Common Mistakes to Avoid

  • Treating authorization as action. Announcements are not the same as completed repurchases. Check the cash flow and share count history to confirm execution.
  • Assuming EPS growth equals operating improvement. EPS can rise from fewer shares even if revenue and operating profit are flat. Look at operating margins and revenue growth for real performance.
  • Ignoring buyback funding. Buying shares with excess cash is different from taking on debt to repurchase at high valuations. Compare buybacks to free cash flow and net debt levels.
  • Overlooking opportunity cost. Don’t forget what the company could have done instead. Excessive buybacks can underfund R&D or capex that would grow the business.
  • Chasing buyback headlines. A buyback does not guarantee price appreciation. Assess whether the repurchase is likely to create intrinsic value, not just headline EPS accretion.

FAQ

Q: Do buybacks always increase the stock price?

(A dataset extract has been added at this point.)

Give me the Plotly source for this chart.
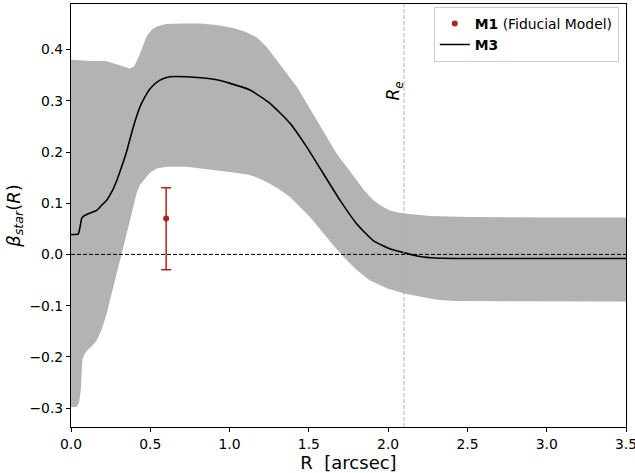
import plotly.graph_objects as go

# M3 profile
m3_x = [0.0, 0.03, 0.046, 0.058, 0.067, 0.08, 0.099, 0.13, 0.162, 0.19, 0.225, 0.26, 0.288, 0.31, 0.33,
        0.351, 0.37, 0.393, 0.42, 0.44, 0.456, 0.48, 0.50, 0.54, 0.58, 0.624, 0.729, 0.82, 0.918, 1.003, 1.129,
        1.255, 1.381, 1.486, 1.591, 1.696, 1.801, 1.906, 2.011, 2.117, 2.2, 2.3, 2.5, 3.0, 3.5]
m3_y = [0.039, 0.039, 0.040, 0.055, 0.070, 0.075, 0.078, 0.082, 0.086, 0.095, 0.106, 0.124, 0.144, 0.163, 0.181,
        0.201, 0.223, 0.249, 0.275, 0.292, 0.302, 0.315, 0.324, 0.336, 0.343, 0.347, 0.347, 0.345, 0.341, 0.334, 0.321,
        0.295, 0.256, 0.210, 0.158, 0.106, 0.060, 0.027, 0.011, 0.002, -0.004, -0.007, -0.008, -0.008, -0.008]

# Uncertainty band - upper edge
up_x = [0.0, 0.1, 0.225, 0.309, 0.372, 0.40, 0.435, 0.477, 0.51, 0.54, 0.60, 0.70, 0.813, 0.92, 1.023, 1.1,
        1.171, 1.234, 1.297, 1.36, 1.423, 1.486, 1.549, 1.612, 1.675, 1.74, 1.801, 1.85, 1.906, 1.96,
        2.011, 2.06, 2.106, 2.18, 2.264, 2.38, 2.5, 3.0, 3.5]
up_y = [0.380, 0.378, 0.377, 0.369, 0.363, 0.368, 0.392, 0.426, 0.439, 0.445, 0.450, 0.451, 0.451, 0.448, 0.442, 0.435,
        0.424, 0.405, 0.380, 0.355, 0.328, 0.295, 0.262, 0.229, 0.197, 0.170, 0.145, 0.125, 0.106, 0.094,
        0.086, 0.082, 0.080, 0.077, 0.075, 0.074, 0.073, 0.072, 0.072]

# Uncertainty band - lower edge
lo_x = [0.0, 0.036, 0.05, 0.062, 0.067, 0.072, 0.085, 0.099, 0.13, 0.162, 0.195, 0.225, 0.255, 0.288, 0.319,
        0.33, 0.351, 0.372, 0.393, 0.414, 0.435, 0.456, 0.50, 0.54, 0.603, 0.729, 0.85, 1.003, 1.129, 1.19, 1.255,
        1.32, 1.381, 1.44, 1.507, 1.56, 1.612, 1.665, 1.717, 1.76, 1.80, 1.885, 2.0, 2.108, 2.2, 2.3, 2.41, 3.0, 3.5]
lo_y = [-0.298, -0.298, -0.290, -0.265, -0.230, -0.205, -0.195, -0.188, -0.180, -0.168, -0.145, -0.116, -0.078, -0.037, 0.0,
        0.008, 0.035, 0.065, 0.093, 0.120, 0.136, 0.145, 0.160, 0.168, 0.171, 0.171, 0.167, 0.161, 0.155, 0.148, 0.138,
        0.126, 0.112, 0.094, 0.073, 0.054, 0.034, 0.014, -0.004, -0.018, -0.030, -0.051, -0.067, -0.077, -0.083, -0.088, -0.091, -0.092, -0.092]

# M1 fiducial point
m1_x = [0.6]
m1_y = [0.07]
m1_err_plus = [0.06]
m1_err_minus = [0.10]

r_e = 2.1

x_ticks = [0.0, 0.5, 1.0, 1.5, 2.0, 2.5, 3.0, 3.5]
y_ticks = [-0.3, -0.2, -0.1, 0.0, 0.1, 0.2, 0.3, 0.4]

FONT = "DejaVu Sans"

fig = go.Figure()

fig.add_trace(go.Scatter(
    x=up_x + lo_x[::-1], y=up_y + lo_y[::-1],
    fill="toself", fillcolor="#b3b3b3", mode="lines",
    line=dict(width=0, color="#b3b3b3"),
    showlegend=False, hoverinfo="skip"))

fig.add_trace(go.Scatter(
    x=m3_x, y=m3_y, mode="lines", name="<b>M3</b>",
    line=dict(color="black", width=1.6, shape="spline", smoothing=0.5),
    legendrank=2))

fig.add_trace(go.Scatter(
    x=m1_x, y=m1_y, mode="markers", name="<b>M1</b> (Fiducial Model)",
    marker=dict(color="#b22222", size=6),
    error_y=dict(type="data", symmetric=False, array=m1_err_plus, arrayminus=m1_err_minus,
                 color="#b22222", thickness=1.5, width=5),
    legendrank=1))

fig.add_shape(type="line", xref="paper", yref="y", x0=0, x1=1, y0=0, y1=0,
              line=dict(color="black", width=1, dash="4px,2px"))
fig.add_shape(type="line", xref="x", yref="paper", x0=r_e, x1=r_e, y0=0, y1=1,
              line=dict(color="#b0b0b0", width=1, dash="4px,2px"))

fig.add_annotation(x=r_e, y=0.318, xref="x", yref="y", text="<i>R<sub>e</sub></i>",
                   textangle=-90, showarrow=False, xanchor="center", yanchor="middle",
                   xshift=-9, font=dict(family=FONT, size=17, color="black"))

fig.update_layout(
    width=635, height=473,
    margin=dict(l=71, r=9, t=4, b=46),
    paper_bgcolor="white", plot_bgcolor="white",
    font=dict(family=FONT, size=13.9, color="black"),
    legend=dict(x=0.987, y=0.993, xanchor="right", yanchor="top",
                bgcolor="white", bordercolor="#cccccc", borderwidth=1,
                font=dict(family=FONT, size=13.9, color="black")),
    xaxis=dict(range=[0, 3.5], tickvals=x_ticks, tickformat=".1f", automargin=False,
               ticklabeloverflow="allow",
               showline=True, linecolor="black", linewidth=1.1, mirror=True,
               ticks="outside", ticklen=4, tickwidth=1, tickcolor="black",
               showgrid=False, zeroline=False,
               title=dict(text="R\u00a0 [arcsec]", font=dict(family=FONT, size=18), standoff=4)),
    yaxis=dict(range=[-0.337, 0.489], tickvals=y_ticks, tickformat=".1f", automargin=False,
               showline=True, linecolor="black", linewidth=1.1, mirror=True,
               ticks="outside", ticklen=4, tickwidth=1, tickcolor="black",
               showgrid=False, zeroline=False,
               title=dict(text="<i>β</i><sub><i>star</i></sub>(<i>R</i>)", font=dict(family=FONT, size=18), standoff=4)),
)

fig.write_html("out.html", config={"displayModeBar": False},
               post_script="document.body.style.margin='0';document.body.style.overflow='hidden';")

A: Not always. Buybacks can support the stock by reducing supply and improving per share metrics, but the market price also reflects future earnings prospects. If a company overpays or funds repurchases poorly, the long term stock price can still decline.

Q: How do buybacks compare to dividends?

A: Dividends provide a direct cash return to shareholders and are typically favored by income investors. Buybacks are more flexible and can be more tax efficient for shareholders, but they depend on execution. Analyze both in light of shareholder preferences and the company’s capital needs.

Q: What is a buyback yield and why does it matter?

A: Buyback yield equals repurchases over a period divided by market capitalization. It measures how aggressively a company is returning capital via buybacks. A consistently positive buyback yield funded by free cash flow can be a good sign.

Q: Should I buy a stock because management announced a buyback?

A: You should not buy solely on the announcement. Use the checklist in this article to evaluate whether the buyback is likely to create value. Consider price paid, funding source, actual shares retired, and the company’s growth prospects.

Bottom Line

Stock buybacks are a common capital allocation tool that can boost per share metrics and return capital to shareholders. Properly executed repurchases, where a company buys shares below intrinsic value and uses sustainable cash flows, can create long term value.

As an investor you should look beyond announcements. Check actual shares retired, buyback yield, free cash flow coverage, and whether buybacks crowd out better uses of capital. Use these checks on any $TICKER you own to decide whether a buyback strengthens or weakens your investment thesis.

Next steps for you: review recent buyback execution in the companies you own, compare repurchase price to cash flow metrics, and monitor changes in net debt and share count. That practical work will help you separate headline-driven stories from buybacks that genuinely improve shareholder value.